DDm’s music seemed to change after the battle though. His solo songs on Mania’s debut album Welcome to the Audience were angry—in sharp contrast to the playful weirdness of his 2008 EP Live From the Arcade. And he released a series of aggressive video freestyles, including one for the Lox’s “Money, Power, Respect,” in which he’s shown dead-eyed, hiding in his apartment, endlessly puffing cigarettes. At some point in 2010, he parted ways with Mania Music Group. When and how isn’t clear, and he’s coy about the details.

“Velvet Limousine” and “Legendary,” two Baltimore club/hip-hop hybrids, arrived in early 2011. Both were credited to his new alias, DDm. At the end of July, one week after the Gay Life cover, he put out TV Killed the Radio Star. It isn’t necessarily a “coming out” record—homosexuality is never explicitly mentioned—but it feels significantly more alive and unrestricted than his recent work. He raps over the theme song to the TV show Martin, chants like a club vocalist, and impersonates a room full of snotty kindergartners. It’s ridiculous and loads of fun.

On TV Killed the Radio Star’s closer “Last on Ur Dial,” DDm raps, “Trying to be a better man/ But for me to grow mama, you’ve got to understand/ That I have got to confront who I truly am.” Those few wizened lines foreshadowed Winter and the Tinman’s Heart, his concept EP about “underdogs, outsiders” and the gay experience, released for free on Valentine’s Day.

The single, “Piece of My Heart,” begins with a flurry of news clips, announcing the murder of John Lennon and the deaths of Freddie Mercury and Liberace from AIDS-related complications.

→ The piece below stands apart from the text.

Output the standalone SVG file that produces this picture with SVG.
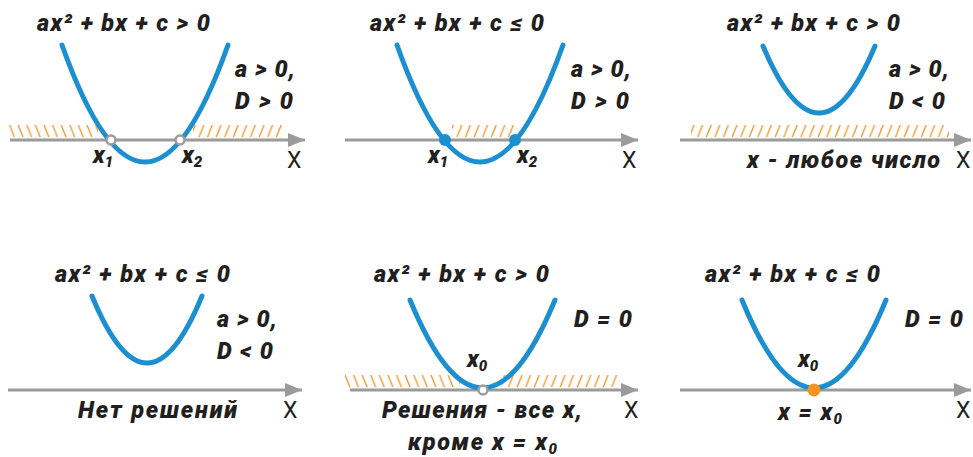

Two songs produced by Adam Schwarz inject ragged, club-music-tinged, party-my-pain-away joy into the album. “Click, Pow,” featuring Rye Rye, and “Fake Girls,” a nod to drag-queen club legend Miss Tony, parody knock-off-rocking fashionistas, and explicitly tie club music to the gay, underground Ball culture. “High School” addresses bullying and eerily sympathizes with school shooters. Imagine, if you can, a rap record ready for an expressive, theatrical production by the Cockettes that nevertheless knocks good and proper.

“These are stories that need to be told,” DDm announces toward the end of our meal, “and someone’s gotta tell those stories.” We watch the Ravens lose to the Patriots. He sighs dejectedly, then immediately goes into a hilarious, Pentecostal rant about how the Ravens party too much and that’s why they lost. I thank him for his time, but also because I think what he’s doing is important. “I’m not brave, bitch, I ain’t Martin Luther King,” he tells me with a smile. “I’m just going up there and performing.”